Hay griegos, armenios y siriacos cristianos de nacionalidad turca, pero no se recuerda a ninguno que haya llegado a ser alcalde, ministro, alto oficial o director general de un ministerio. Otra particularidad reside en el papel asignado a las fuerzas armadas por el propio Mustafà Kemal Atatürk, fundador de la Turquía moderna, democrática y republicana en los primeros años 20 del siglo pasado. De hecho, por su voluntad las fuerzas armadas tienen derecho a intervenir en la vida pública incluso suspendiendo el gobierno civil democráticamente elegido si sus jefes consideran que ya no es fiel a los principios sobre los que se fundó la Turquía moderna. Lo que quiere decir que en Turquía el golpe de Estado militar no es una revuelta sino una institución.
Por tanto, cuando la noche del viernes veíamos que el golpe no había sido decidido por el jefe de Estado mayor, el general Halusi Akar, al que de hecho los golpistas habían arrestado, y que tras la noticia de su arresto el comandante del cuartel militar de Estambul asumió el mando de las operaciones contra los insurgentes, para los que conocen un poco la situación estaba claro que se trataba de una iniciativa anómala, muy probablemente destinada a fracasar.

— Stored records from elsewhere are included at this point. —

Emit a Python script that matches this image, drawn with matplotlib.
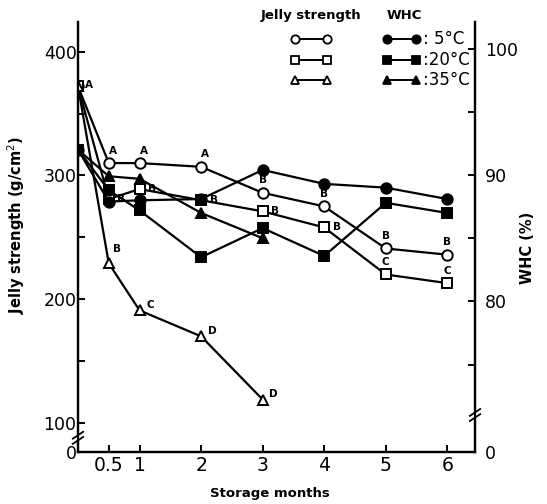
import matplotlib
matplotlib.use("Agg")
import matplotlib.pyplot as plt

plt.rcParams['font.family'] = ['DejaVu Sans']

# storage time (months)
months = [0, 0.5, 1, 2, 3, 4, 5, 6]
months_35 = [0, 0.5, 1, 2, 3]

# jelly strength (g/cm2), open symbols
js_5 = [372, 310, 310, 307, 286, 275, 241, 236]
js_20 = [372, 281, 289, 280, 271, 258, 220, 213]
js_35 = [372, 229, 191, 170, 119]

# significance letters
js_5_letters = ['A', 'A', 'A', 'A', 'B', 'B', 'B', 'B']
js_20_letters = ['', 'B', 'B', 'B', 'B', 'B', 'C', 'C']
js_35_letters = ['', 'B', 'C', 'D', 'D']

# water holding capacity (%), filled symbols
whc_5 = [92.0, 87.9, 88.0, 88.1, 90.4, 89.3, 89.0, 88.1]
whc_20 = [92.0, 88.8, 87.2, 83.5, 85.8, 83.6, 87.8, 87.0]
whc_35 = [92.0, 89.9, 89.7, 87.0, 85.0]

xticks = [0.5, 1, 2, 3, 4, 5, 6]
xticklabels = ['0.5', '1', '2', '3', '4', '5', '6']
temps = [': 5°C', ':20°C', ':35°C']

fig = plt.figure(figsize=(5.47, 5.04), dpi=100)
ax = fig.add_axes([0.1426, 0.1032, 0.7258, 0.8532])
ax2 = ax.twinx()

js_lo, js_hi = 76.6, 424
whc_lo, whc_hi = 68.1, 102.1
ax.set_xlim(0, 6.45)
ax.set_ylim(js_lo, js_hi)
ax2.set_ylim(whc_lo, whc_hi)

lw = 1.6
ms = 7.5
mew = 1.4
open_kw = dict(color='black', lw=lw, ms=ms, mew=mew, mfc='white', zorder=4)
fill_kw = dict(color='black', lw=lw, ms=ms, mew=mew, mfc='black', zorder=3)

ax.plot(months, js_5, marker='o', **open_kw)
ax.plot(months, js_20, marker='s', **open_kw)
ax.plot(months_35, js_35, marker='^', **open_kw)
ax2.plot(months, whc_5, marker='o', **fill_kw)
ax2.plot(months, whc_20, marker='s', **fill_kw)
ax2.plot(months_35, whc_35, marker='^', **fill_kw)

# letters
def put_letters(xs, ys, letters, offsets):
    for x, y, t, off in zip(xs, ys, letters, offsets):
        if t:
            ax.annotate(t, (x, y), xytext=off, textcoords='offset points',
                        ha='center', va='center', fontsize=7.5, fontweight='bold', zorder=6)

put_letters(months, js_5, js_5_letters,
            [(8, 1)] + [(3, 9)] * 3 + [(0, 9)] * 4)
put_letters(months, js_20, js_20_letters,
            [(0, 0)] + [(9, 0)] * 5 + [(0, 9)] * 2)
put_letters(months_35, js_35, js_35_letters,
            [(0, 0), (6, 10), (8, 4), (8, 4), (8, 4)])

# axes styling
for a in (ax, ax2):
    a.spines['top'].set_visible(False)
    for s in a.spines.values():
        s.set_linewidth(1.6)

ax.set_xticks(xticks)
ax.set_xticklabels(xticklabels)
ax.set_yticks([js_lo, 100, 150, 200, 250, 300, 350, 400])
ax.set_yticklabels(['0', '100', '', '200', '', '300', '', '400'])
ax2.set_yticks([whc_lo, 75, 80, 85, 90, 95, 100])
ax2.set_yticklabels(['0', '', '80', '', '90', '', '100'])
ax.tick_params(axis='y', direction='in', length=5, width=1.4, labelsize=12.5, pad=1)
ax.tick_params(axis='x', direction='in', length=5, width=1.4, labelsize=13.5, pad=3)
ax2.tick_params(direction='in', length=5, width=1.4, labelsize=12.5, pad=7)

ax.set_ylabel('Jelly strength (g/cm$^2$)', fontsize=10.5, fontweight='bold')
ax.yaxis.set_label_coords(-0.128, 0.528)
ax2.set_ylabel('WHC (%)', fontsize=10.5, fontweight='bold')
ax2.yaxis.set_label_coords(1.113, 0.474)
ax.set_xlabel('Storage months', fontsize=9.5, fontweight='bold')
ax.xaxis.set_label_coords(0.484, -0.082)

# axis break marks
def break_mark(xf, yf):
    d = 0.012
    ax.plot([xf - 0.012, xf + 0.012], [yf - 0.004, yf + 0.006], color='white',
            lw=4, transform=ax.transAxes, clip_on=False, zorder=7)
    for dy in (-d / 2, d / 2):
        ax.plot([xf - 0.013, xf + 0.013], [yf - 0.008 + dy, yf + 0.008 + dy],
                color='black', lw=1.3, transform=ax.transAxes, clip_on=False, zorder=8)

break_mark(0.0, 0.033)
break_mark(1.0, 0.086)

# legend drawn by hand
tr = ax.transAxes
ax.text(0.587, 1.016, 'Jelly strength', transform=tr, ha='center', va='center',
        fontsize=9.5, fontweight='bold')
ax.text(0.821, 1.016, 'WHC', transform=tr, ha='center', va='center',
        fontsize=9.5, fontweight='bold')
rows_y = [0.960, 0.912, 0.865]
for yy, m, t in zip(rows_y, ['o', 's', '^'], temps):
    ax.plot([0.547, 0.627], [yy, yy], marker=m, transform=tr, clip_on=False,
            color='black', lw=1.4, ms=6, mew=1.3, mfc='white')
    ax.plot([0.778, 0.852], [yy, yy], marker=m, transform=tr, clip_on=False,
            color='black', lw=1.4, ms=6, mew=1.3, mfc='black')
    ax.text(0.868, yy, t, transform=tr, ha='left', va='center', fontsize=12)

fig.savefig('out.png', dpi=100)
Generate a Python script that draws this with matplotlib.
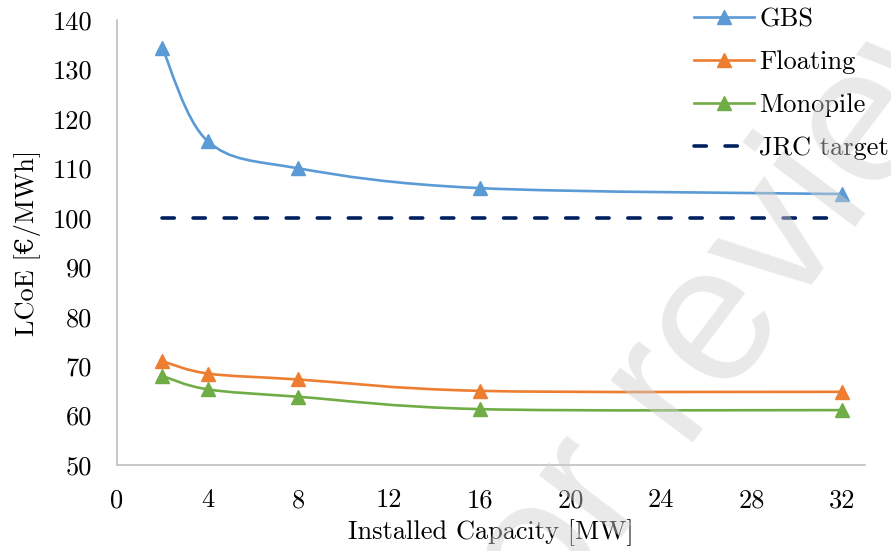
import matplotlib
matplotlib.use("Agg")
import matplotlib.pyplot as plt
from matplotlib.path import Path
from matplotlib.patches import PathPatch
from matplotlib.lines import Line2D
import numpy as np

# Data
capacity = [2, 4, 8, 16, 32]
gbs = [134.3, 115.5, 110.0, 106.0, 104.8]
floating = [71.0, 68.5, 67.3, 65.0, 64.8]
monopile = [68.0, 65.3, 63.8, 61.3, 61.1]
jrc_x = [2, 32]
jrc_target = [100, 100]

series_names = ["GBS", "Floating", "Monopile"]
series_colors = ["#5B9BD5", "#ED7D31", "#70AD47"]
JRC_COLOR = "#002060"
SPINE_COLOR = "#BFBFBF"
FS = 19

plt.rcParams["font.family"] = ["cmr10", "DejaVu Serif"]
plt.rcParams["axes.unicode_minus"] = False


def smooth_path(xs, ys):
    # Excel-like smoothed line: Catmull-Rom segments as cubic Bezier curves
    pts = np.column_stack([xs, ys]).astype(float)
    n = len(pts)
    verts = [pts[0]]
    codes = [Path.MOVETO]
    for i in range(n - 1):
        p0 = pts[i - 1] if i > 0 else pts[i]
        p1 = pts[i]
        p2 = pts[i + 1]
        p3 = pts[i + 2] if i + 2 < n else pts[i + 1]
        c1 = p1 + (p2 - p0) / 6.0
        c2 = p2 - (p3 - p1) / 6.0
        verts += [c1, c2, p2]
        codes += [Path.CURVE4] * 3
    return Path(verts, codes)


fig = plt.figure(figsize=(8.91, 5.51), dpi=100)
ax = fig.add_axes([117 / 891, 1 - 465 / 551, 748 / 891, 445 / 551])

handles = []
for ys, name, col in zip([gbs, floating, monopile], series_names, series_colors):
    ax.add_patch(PathPatch(smooth_path(capacity, ys), fill=False,
                           edgecolor=col, linewidth=1.9, capstyle="round",
                           joinstyle="round", zorder=3))
    ax.plot(capacity, ys, linestyle="none", marker="^", markersize=9.5,
            color=col, zorder=4)
    handles.append(Line2D([], [], color=col, linewidth=1.9, marker="^",
                          markersize=9.5, label=name))

jrc_line, = ax.plot(jrc_x, jrc_target, color=JRC_COLOR, linewidth=2.6,
                    linestyle=(0, (3.4, 5.2)), dash_capstyle="round",
                    label="JRC target", zorder=3)
handles.append(jrc_line)

ax.set_xlim(0, 33)
ax.set_ylim(50, 140)
ax.set_xticks(np.arange(0, 33, 4))
ax.set_yticks(np.arange(50, 141, 10))
ax.tick_params(axis="both", length=0, labelsize=FS, colors="#000000")
ax.tick_params(axis="y", pad=18)
ax.tick_params(axis="x", pad=17)

for side in ["top", "right"]:
    ax.spines[side].set_visible(False)
for side in ["left", "bottom"]:
    ax.spines[side].set_color(SPINE_COLOR)
    ax.spines[side].set_linewidth(1.2)

ax.set_xlabel("Installed Capacity [MW]", fontsize=FS, labelpad=5)
ax.set_ylabel("LCoE [€/MWh]", fontsize=FS, labelpad=8)

fig.legend(handles=handles, loc="upper left",
           bbox_to_anchor=(694 / 891, 1 - 8 / 551), frameon=False,
           fontsize=FS, borderpad=0, borderaxespad=0, handlelength=2.27,
           handletextpad=0.2, labelspacing=0.72)

# Watermark from the source page
fig.text(710 / 891, 1 - 336 / 551, "For review", fontsize=140,
         family="Liberation Sans", color="#cfcfcf", alpha=0.45, rotation=53,
         ha="center", va="center", rotation_mode="anchor", zorder=10)

fig.savefig("out.png", dpi=100)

Impresión que luego se confirmó con la noticia de que tanto el comandante en jefe de la Marina turca como el comandante de las fuerzas especiales se habían posicionado en contra de la revuelta.
Más que defender la legitimidad del gobierno, que no les gusta, al sofocar el golpe los altos mandos de las fuerzas armadas han reiterado el principio que sostiene su competencia para decidir cuándo suspender un gobierno democráticamente elegido y sustituirlo por un gobierno de su confianza. Erdogan en todo caso ha superado la prueba y sin duda intentará aprovecharlo al máximo. Pero paradójicamente, ni él ni las fuerzas armadas turcas salen reforzados en esta historia. Si por un lado la movilización de los militantes del partido de Erdogan no habría bastado por sí sola para detener a los golpistas, por otro la prudente espera con que las grandes organizaciones sociales y los partidos de la oposición han seguido la evolución de los acontecimientos demuestra que en Turquía existen hoy ciertas dinámicas que ya no son automáticas.
Con el paso de las horas se fue haciendo evidente que los golpistas no tenían ni el apoyo popular ni el apoyo político que esperaban. Por tanto, la revuelta se apagó, pero desgraciadamente no sin derramamiento de sangre. Es demasiado pronto para entender bien si detrás del golpe había tramas internacionales, pero lo que ya sabemos basta para comprender que si las potencias regionales no se deciden a dotarse de una política mediterránea seria, los vacíos de los que hablábamos al principio se llenarán cada vez peor.